Post 5

Stacy Schiff’s New Yorker article “Know it All” discusses the founding of Wikipedia and how it could affect our views on information on the internet. Wikipedia is an online encyclopedia comprised of articles composed and edited by basically anyone on the Internet. That means anyone can update any page pretty much and maybe sometimes information in articles may not be fully correct. As a source it is extremely accessible as it is a free online encyclopedia and therefore is there for anyone with basic internet access. To compare Wikipedia to a more traditional encyclopedia, like the Encyclopedia Brittanica as the article compares it to, is quite different since the Encyclopedia Brittanica is considered a much more scholarly source.

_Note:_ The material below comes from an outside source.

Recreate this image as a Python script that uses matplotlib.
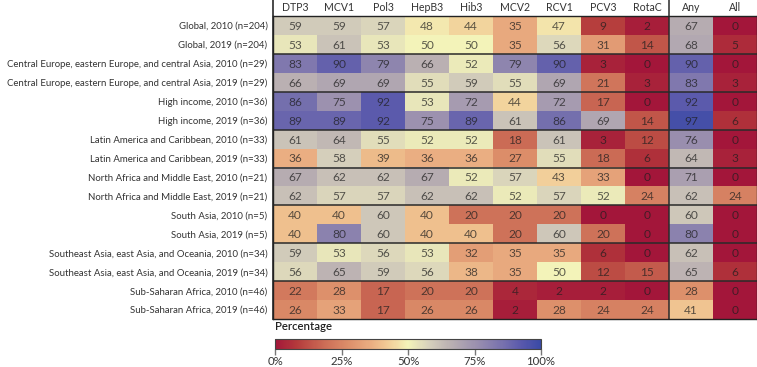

Both are great ways of finding out about topics, but in terms of researching, one is better than the other. That is not to say that Wikipedia is a bad thing however, it can be a great source to jump into research from. Wikipedia articles usually contain a bibliography at the bottom for many sources that were used to edit and update the article. Wikipedia is a wonderful starting point for many projects, especially for people in college looking for many sources for a research paper. As for the manor difference in usefulness, most college research projects and papers require credible, scholarly sources for information to seem much more credible. A source like Encyclopedia Brittanica would probably pass the scholarly source test whereas Wikipedia more than likely wouldn’t, but as stated before it shouldn’t be fully ignored when it comes to research. This is because the writers of the Wikipedia articles may or may not be experts, they probably did some sort of research into the information that was put on the pages they edited.